Convenience: bottled tea still wins on immediacy
There is no point pretending otherwise. Bottled tea is grab-and-go. Cold brew tea asks you to plan ahead by a few hours. But once you actually keep a bottle in the fridge, the convenience gap gets much smaller. In real life, the choice is often between buying a bottle every time or making a better one once.
Cost per drinking habit
For habitual iced-tea drinkers, cold brew tea can make more sense over time because it is built around repeat use rather than single-bottle consumption. A seven-sachet pouch gives structure to the week. You are no longer deciding from scratch every time you want something cold to drink.
When bottled iced tea still makes sense
Bottled tea still has a place. It is useful while traveling, at events, or when you genuinely need something instantly. The point is not to pretend cold brew tea replaces every use case. It does not. It simply offers a better answer for the people who are tired of choosing convenience at the cost of taste.

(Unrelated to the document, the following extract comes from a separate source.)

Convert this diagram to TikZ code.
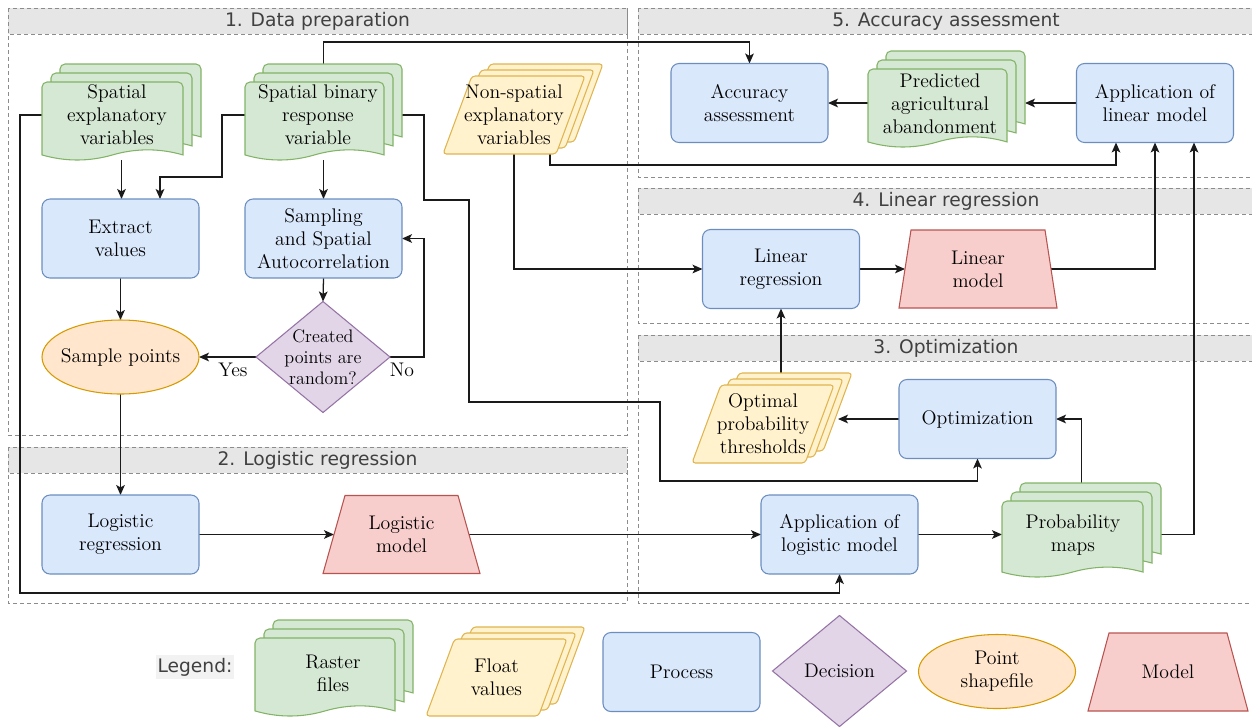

How Teazelab fits this shift
Teazelab Cold Brew Tea was built for exactly this type of drinker: someone who likes cold drinks, wants clearer ingredients, and is done with syrup-first flavor. The lineup is easy to navigate:
- Jasmine Sunset for bright floral citrus
- Sunset Bliss for fruit-led refreshment
- Velour Rose for a smoother, deeper profile
- Zen Garden for a calm green-tea bottle
Bottom line
If you care most about instant convenience, bottled iced tea still does its job. If you care about taste, ingredient clarity, and a less sweet daily drink, cold brew tea is usually the better long-term move.
FAQ
Is cold brew tea healthier than bottled iced tea?
That depends on the exact products, but cold brew tea often appeals to people looking for less sweetness and a cleaner ingredient story.
Does cold brew tea taste stronger than bottled tea?
Not always stronger, but usually more natural and more tea-led.
Can I keep cold brew tea in the fridge like bottled tea?
Yes. That is one of the best ways to use it: make a bottle ahead and keep it cold for the next day.
What is the easiest Teazelab blend if I usually buy bottled fruit tea?
Sunset Bliss is the easiest starting point if you like brighter, fruit-driven iced drinks.
Ingredient comparison
Look at format, sweetness, and freshness
The useful comparison is not moral. It is whether the drink still tastes ingredient-led, balanced, and easy to repeat.